'Stand by Me' turns 30

Posted at 6:15 AM, Aug 22, 2016
and last updated 2016-08-22 06:15:15-04

Thirty years after its release, "Stand by Me" remains one of Hollywood's best coming-of-age films.

Directed by Rob Reiner and based on Stephen King’s novella "The Body," it tells the story (narrated by Richard Dreyfuss) of an unforgettable summer when four boys -- all best friends -- set off to look for the body of a dead boy.

It wasn't expected to do well and was originally released Aug. 8, 1986, in a limited number of theaters. But it quickly found an audience, opening wide on Aug. 22, 1986, and became one of the biggest hits of the year, grossing over $52 million at the box office and launching the careers of its four young stars -- Wil Wheaton, Corey Feldman, Jerry O'Connell and River Phoenix, who died at age 23 from a drug overdose.

Here are 5 reasons why it became such a hit:

1. Its Cast

"Rob Reiner found four young boys who basically were the characters we played," Wheaton, now 44, told NPR in 2011. "I was awkward and nerdy and shy and uncomfortable in my own skin and really, really sensitive; and River was cool and really smart and passionate and even at that age kind of like a father figure to some of us; Jerry was one of the funniest people I had ever seen in my life, either before or since; and Corey was unbelievably angry and in an incredible amount of pain and had an absolutely terrible relationship with his parents."

Or as Reiner put it to The New York Times in 1986, "Corey was the only boy who could play that kind of anger." He called Wheaton "an extraordinarily intelligent kid, and his intelligence comes through." As for Phoenix, Reiner told the Times, the actor originally auditioned for Wheaton's role, sensitive, misunderstood Gordie, but felt Phoenix, who was older than the other boys, was a better fit for Chris, the leader and peacemaker. "River has all the strength the character has," he said.

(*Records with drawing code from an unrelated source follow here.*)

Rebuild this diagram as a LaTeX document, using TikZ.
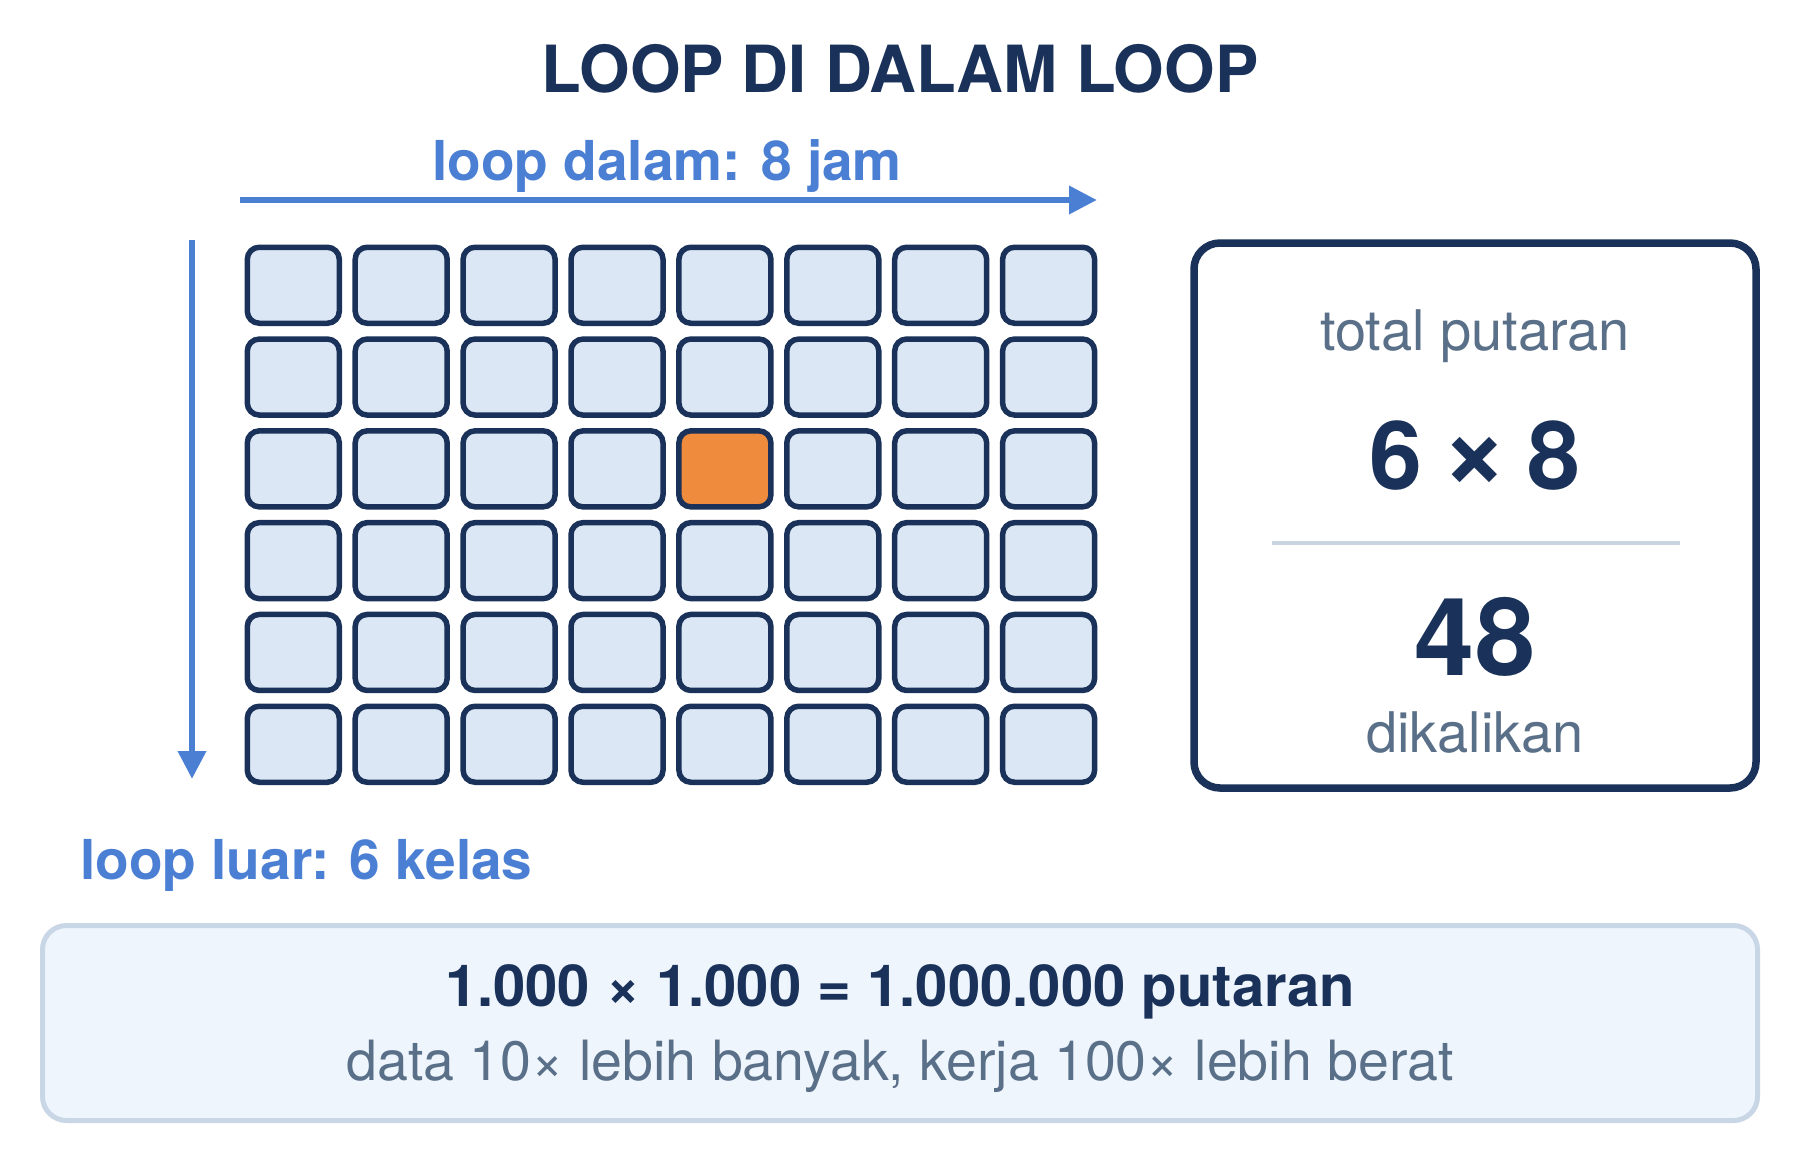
\documentclass[tikz,border=0pt]{standalone}
\usepackage{fontspec}
\setmainfont{TeX Gyre Heros}
\usetikzlibrary{arrows.meta}
\definecolor{navy}{HTML}{1A3259}
\definecolor{loopblue}{HTML}{4A7FD4}
\definecolor{slate}{HTML}{5A7089}
\definecolor{cellfill}{HTML}{DCE7F5}
\definecolor{hot}{HTML}{EE8B3D}
\definecolor{sepline}{HTML}{C8D5E0}
\definecolor{notefill}{HTML}{EEF5FD}
\definecolor{noteline}{HTML}{C9D6E6}
\newcommand{\bigtimes}{\raisebox{0.01em}{\scalebox{1.2}{×}}}
\tikzset{
  cellbox/.style={draw=navy, line width=5.5pt, fill=cellfill, rounded corners=12pt,
    minimum width=92pt, minimum height=76pt, inner sep=0pt, outer sep=0pt},
  hotcell/.style={cellbox, fill=hot},
  looparrow/.style={draw=loopblue, line width=6.5pt, -{Triangle[length=28pt,width=27pt]}},
  bluelabel/.style={text=loopblue, font=\fontsize{55}{66}\selectfont\bfseries, inner sep=0pt},
  slatetext/.style={text=slate, font=\fontsize{56}{67}\selectfont, inner sep=0pt},
}
\begin{document}
\begin{tikzpicture}[x=1pt,y=-1pt]
\useasboundingbox (0,0) rectangle (1800,1160);
\fill[white] (0,0) rectangle (1800,1160);

% title
\node[anchor=base, text=navy, font=\fontsize{65}{78}\selectfont\bfseries, inner sep=0pt] (title) at (900,92) {LOOP DI DALAM LOOP};

% inner loop label and arrow
\node[bluelabel, anchor=base] (inner) at (667,180) {loop dalam: 8 jam};
\coordinate (hs) at (240,200);
\coordinate (he) at (1097,200);
\draw[looparrow] (hs) -- (he);

% outer loop arrow and label
\coordinate (vs) at (192,240);
\coordinate (ve) at (192,779);
\draw[looparrow] (vs) -- (ve);
\node[bluelabel, anchor=base west] (outer) at (80,879) {loop luar: 6 kelas};

% grid
\foreach \r in {0,...,5}{
  \foreach \c in {0,...,7}{
    \pgfmathsetmacro{\cx}{244.5+48.8+\c*107.9}
    \pgfmathsetmacro{\cy}{244.5+40.75+\r*91.8}
    \ifnum\r=2 \ifnum\c=4
      \node[hotcell] (c-\r-\c) at (\cx,\cy) {};
    \else
      \node[cellbox] (c-\r-\c) at (\cx,\cy) {};
    \fi\else
      \node[cellbox] (c-\r-\c) at (\cx,\cy) {};
    \fi
  }
}

% total box
\node[draw=navy, line width=7.5pt, rounded corners=26pt, fill=white,
  minimum width=562pt, minimum height=545pt, inner sep=0pt] (total) at (1475,515.5) {};
\node[slatetext, anchor=base] (tp) at (1475,350) {total putaran};
\node[anchor=base, text=navy, font=\fontsize{95}{110}\selectfont\bfseries, inner sep=0pt] (prod) at (1475,489) {6\hspace{0.2em}\bigtimes\hspace{0.2em}8};
\coordinate (sl) at (1272,543);
\coordinate (sr) at (1680,543);
\draw[sepline, line width=4.5pt] (sl) -- (sr);
\node[anchor=base, text=navy, font=\fontsize{108}{120}\selectfont\bfseries, inner sep=0pt] (res) at (1475,675) {48};
\node[slatetext, anchor=base] (dk) at (1475,752) {dikalikan};

% bottom note
\node[draw=noteline, line width=5pt, rounded corners=24pt, fill=notefill,
  minimum width=1715pt, minimum height=195pt, inner sep=0pt] (note) at (900,1023) {};
\node[anchor=base, text=navy, font=\fontsize{58}{70}\selectfont\bfseries, inner sep=0pt] (eq) at (900,1006) {1.000 × 1.000 = 1.000.000 putaran};
\node[slatetext, anchor=base, font=\fontsize{55.5}{67}\selectfont] (sub) at (900,1080) {data 10× lebih banyak, kerja 100× lebih berat};
\end{tikzpicture}
\end{document}
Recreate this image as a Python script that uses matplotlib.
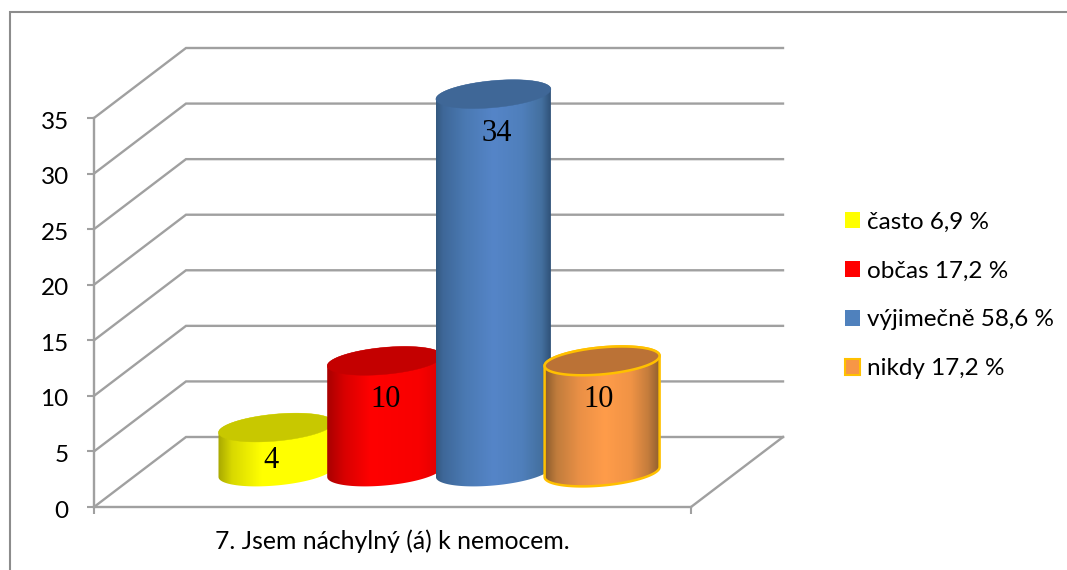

Meanwhile, Reiner, now 69, took a chance on O'Connell. "Jerry is not scared and nerdy like Vern, but he sounded like Vern," Reiner told the Times. '"He had had no experience. Could he do on film what he did in a reading? I wasn't going to pick him, but he was so Vern in his attitude that, at the last minute, I said, 'Let's take a chance.'"

2. They Bonded Before Filming Began

For a week, the four boys, director Reiner and occasionally some of the writers and crew members would meet in a hotel suite in Oregon to play games from Viola Spolin's "Improvisations for the Theater."

"Theater games develop trust among people, and her book is the bible," Reiner told The New York Times in 1986. They also went to carnivals and did river-rafting together. Not until the second week did the boys even look at the script.

"Rob kept us together," Phoenix told the Times in 1986. "The first three weeks were the most fun. We took all the hotel pool chairs and threw them into the pool. We soaked Corey's clothes in beer, and they dried and he smelled like a wino. Wil Wheaton is a video whiz. He fixed the machines in the hotel so we got free games. I took the blame. I said, 'You do it for me, and I'll take the blame.'"

Later, their on-screen chemistry led to off-screen friendships. Wheaton became especially close with Phoenix, describing him as "one of the kindest people I'd ever been around."

"We stayed friends after we worked on the film, and I went and visited his family," Wheaton told NPR. "I guess around the time that I was turning maybe 15, we just drifted apart, and I always felt really sad about that."

3. Reiner Acted Out Their Scenes First

Although three of the boys already had previous experience acting, including Feldman, who starred in "The Goonies" the year before, Reiner, who once starred in "All in the Family," often called on his own skills as an actor.

"I would stand behind the camera and act nearly every scene out for them so they could hear what the part should sound like," Reiner told the Times. "That's part of the benefits of being an actor myself. I didn't want the kids to be acting. I had some trouble with Corey, who would say, 'You're not letting me act.' And I would say, 'This has to be real.'"

4. Reiner Kept Expectations Low

Reiner knew his film was a tough sell and, he told the Times, just hoped it would "find a small audience that would enjoy it." He even told his screenwriters, Ray Gideon and Bruce Evans, "There's no way this picture is going to do business, because no one who went to 'Rambo' will go to see our film."

Even Coca Cola, which purchased producer Norman Lear's company before filming began, refused to buy the film because they saw no potential profit, so Lear ponied up the money himself.

As it turned out both the soft drink company and Reiner were wrong. The film became a sleeper hit, grossing more than five times what it cost.

5. Reiner Found the Perfect Location

Brownsville, Oregon, the town that stood in for fictional Castle Rock, became as famous as the cast after the film's release. Reiner chose the town for its small, 1950s feel, hiring nearly 100 residents as extras in the film.

Ever since, fans from all over the world have flocked to Brownsville to retrace the spots where their favorite scenes were filmed. And since 2007, Brownsville has held a "Stand by Me" Day every July, complete with pie-eating contest, guided tours and, of course, a screening of the film.